United States District Court, Southern District of Alabama
Sep 28, 2023
Civil Action 1:23-00368-KD-N (S.D. Ala. Sep. 28, 2023)

Opinion

Civil Action 1:23-00368-KD-N

09-28-2023

JESSICA L. MILLER, Plaintiff, v. WALGREEN CO., INC. and MISTY MORTON, Defendants.


ORDER

KATHERINE P. NELSON, UNITED STATES MAGISTRATE JUDGE

This civil action is before the undersigned Magistrate Judge on review sua sponte of the Court's subject matter jurisdiction. This case was removed from the Circuit Court of Mobile County, Alabama, under 28 U.S.C. § 1441 by Defendant Walgreen Co., Inc., with the Notice of Removal (Doc. 1) alleging diversity of citizenship under 28 U.S.C. § 1332(a) as the sole basis for the Court's subject matter jurisdiction. See 28 U.S.C. § 1446(a) (“A defendant or defendants desiring to remove any civil action from a State court shall file in the district court of the United States for the district and division within which such action is pending a notice of removal.. .containing a short and plain statement of the grounds for removal...”): Baltin v. Alaron Trading Corp., 128 F.3d 1466, 1469 (11th Cir. 1997) (generally, “[i]n a given case, a federal district court must have at least one of three types of subject matter jurisdiction: (1) jurisdiction under a specific statutory grant; (2) federal question jurisdiction pursuant to 28 U.S.C. § 1331; or (3) diversity jurisdiction pursuant to 28 U.S.C. § 1332(a).”).

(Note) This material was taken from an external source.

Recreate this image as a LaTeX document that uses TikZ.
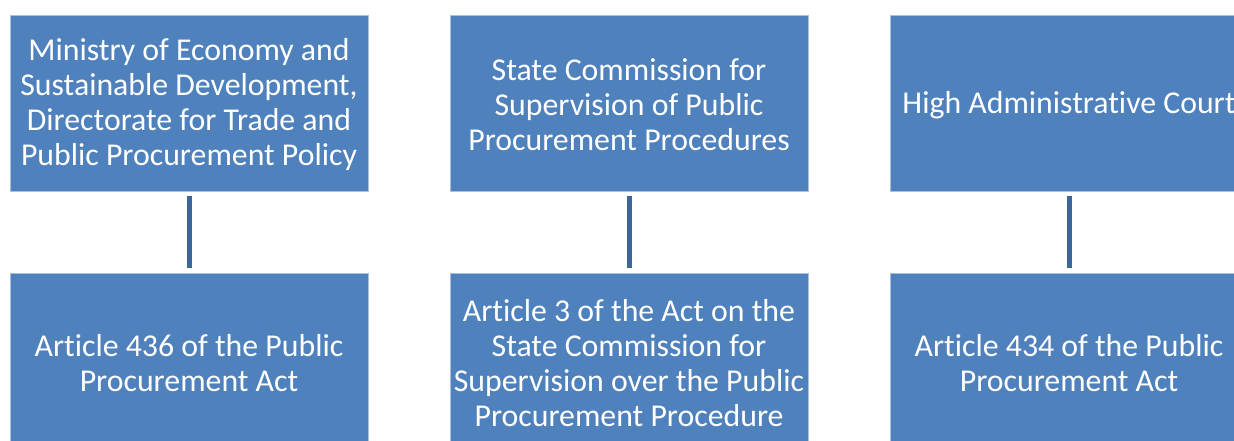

“It is . . . axiomatic that the inferior federal courts are courts of limited jurisdiction. They are ‘empowered to hear only those cases within the judicial power of the United States as defined by Article III of the Constitution,' and which have been entrusted to them by a jurisdictional grant authorized by Congress.” Univ. of S. Ala. v. Am. Tobacco Co., 168 F.3d 405, 409 (11th Cir. 1999) (quoting Taylor v. Appleton, 30 F.3d 1365, 1367 (11th Cir. 1994)). Accordingly, “it is well settled that a federal court is obligated to inquire into subject matter jurisdiction sua sponte whenever it may be lacking.” Id. at 410. “[A] court should inquire into whether it has subject matter jurisdiction at the earliest possible stage in the proceedings.” Id. See also Arbaugh v. Y&H Corp., 546 U.S. 500, 514, 126 S.Ct. 1235, 163 L.Ed.2d 1097 (2006) (“[C]ourts, including this Court, have an independent obligation to determine whether subject-matter jurisdiction exists, even in the absence of a challenge from any party.”). “[R]emoval jurisdiction is no exception to a federal court's obligation to inquire into its own jurisdiction.” Univ. of S. Ala., 168 F.3d at 410. “[T]here is a presumption against the exercise of federal jurisdiction, such that all uncertainties as to removal jurisdiction are to be resolved in favor of remand.” Russell Corp. v. Am. Home Assur. Co., 264 F.3d 1040, 1050 (11th Cir. 2001).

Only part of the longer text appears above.